Asher-Smith admits she traveled to Berlin in a confident mood, but even surprised herself by how well she did.
“I always hoped it would go that well,” she explained. “I did come in to it entering three events and you come in with the mentality of ‘I want to win.’
“But athletics is one of those sports where you can never make accurate predictions because things rarely follow the book.
“So for me to come out with three gold medals and three world leads was definitely more than I was hoping for.”
Asher-Smith’s 100m time in Berlin would have given her third place had she raced in the Rio Olympics two years ago, where Jamaica’s Elaine Thompson won gold in 10.71 seconds and USA’s Tori Bowie won silver in 10.83 seconds.
The British sprinter is aware she still has further to go, adding that she knows her female competitors personally and whilst they are friends, they are “so fiercely competitive and so incredibly hard working and talented.”
“I am fortunate enough to push myself into that category but they are so talented and competitive and the Olympic games are going to be as it always is — fiercely competitive,” she said.

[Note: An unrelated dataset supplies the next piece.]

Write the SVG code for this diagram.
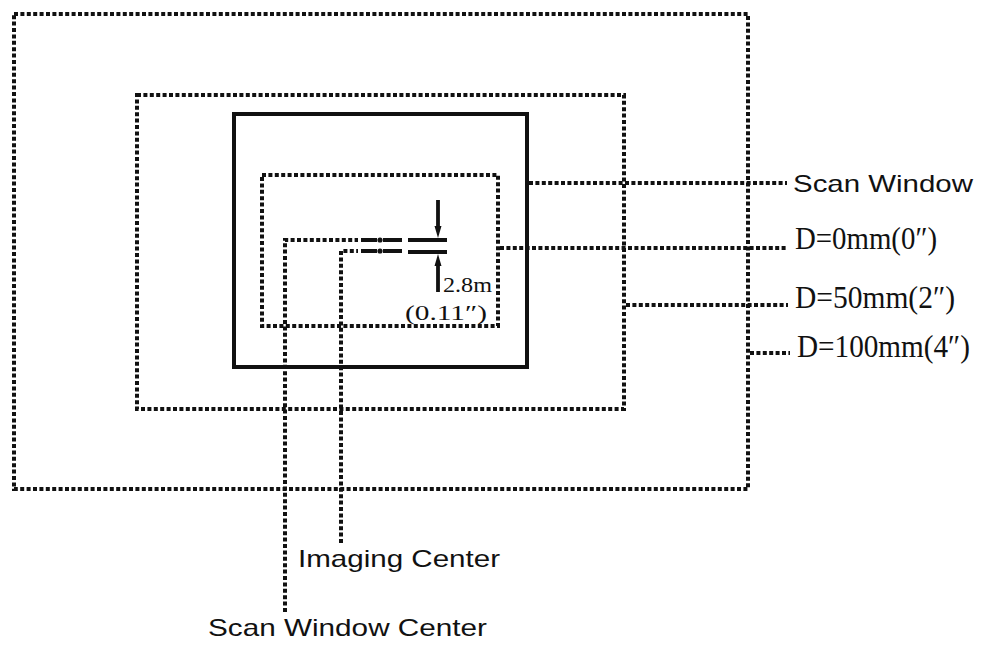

When she was 17, Asher-Smith was the youngest athlete on the British team at the World Championships in Moscow, where she picked up bronze in the 4x100m.
Though Asher-Smith says she has not yet reached her peak, the sprinter’s achievements to date rank higher than her peers.
In 2017 she suffered a broken foot, but recovered quickly and helped GB win a silver medal in the 4x100m at the World Championships in London.
Due to race in the 200m at a Diamond League event in Birmingham in the Midlands on Saturday, she understands sacrifices need to be made in the pursuit of glory, recalling that after the 100m sprint in Berlin she and the other athletes noticed ice cream in the hotel dining hall and had to refrain from indulging.
She says that in comparison to the sacrifices people have to make in other jobs, curbing her sweet tooth is a very minor irritant.
“People save lives, people make really important decisions every day so I do feel blessed my job is to run in a straight line,” she said.
“If it means I can’t have an ice cream or pizza or KFC whenever I wanted — then so be it.”